A afirmação do interesse nacional exige a não rendição perante os critérios e imposições da União Europeia. Este Programa é, como se disse, da exclusiva responsabilidade do governo. Não consta, pelo menos no que ao autor deste texto é dado saber, qualquer “negociação” do seu conteúdo. Desde logo porque a soberania não se deve negociar. Depois porque a questão não está na discussão se o défice que o governo quer apresentar em Bruxelas é de 0.7%, 1,1% ou 1.4%. Não porque cada décima não tenha uma tradução em margem orçamental mas porque o que se impõe é não a condução da política subordinada ao défice mas sim o da não abdicação do direito e dever de, a cada momento, se responder aos problemas, às necessidades de investimento e ao financiamento das funções sociais. E ainda porque, para lá do que se quer apresentar como irrevogavelmente chancelado por Merkel ou Macron, os órgãos de soberania mantêm o poder para assumir as decisões que lhes cabem, e os trabalhadores e o povo preservam a capacidade de, pela luta, exigir a efectivação dos seus direitos. E por último rejeite-se o filão que se quer explorar, para à sombra do PE, justificar opções próprias que baseadas em critérios de classe se vendem como do interesses de todos.
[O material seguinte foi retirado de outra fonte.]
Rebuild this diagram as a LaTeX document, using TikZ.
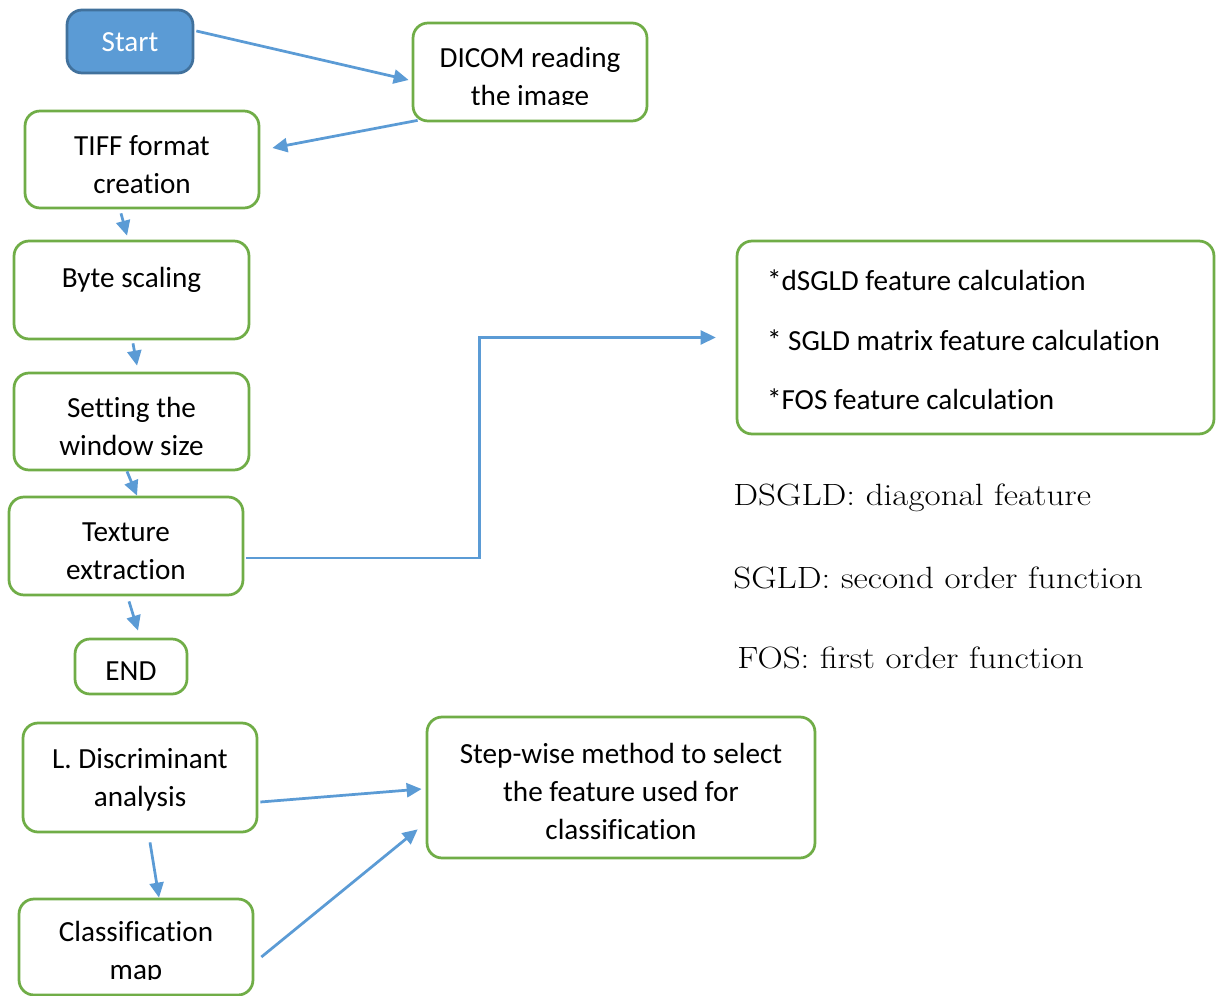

Seja as que decretam que enquanto houver défice não haverá redução de carga fiscal (como se a questão fosse a “carga fiscal” em abstracto e não a desproporção entre a que estão sujeitos os trabalhadores e a que os lucros, dividendos e grandes fortunas beneficiam), seja a insidiosa confusão entre “despesismo” e resposta às necessidades do povo e do País, seja ainda a ideia de que «não se pode dar tudo ao mesmo tempo» depois de se ter tirado tudo de uma vez, seja em matéria de direitos, rendimentos ou investimento (o investimento previsto no PE para 2022 ficará abaixo do que existia em 2011!).
É inaceitável que o potencial alcançado com o crescimento económico seja hipotecado na «redução recorde do défice» em vez de ser reinvestido para robustecer o País e a sua capacidade produtiva. Os que não se incomodam com os milhões consumidos nas PPP e na Banca ou devorados nos juros da dívida continuam a embalar a nação com a fábula da formiga e da cigarra. Sendo que, em boa verdade, vêem-se é no papel daquele inglês que querendo habituar o seu cavalo a não comer o viu sucumbir quando já estava afeiçoado à privação.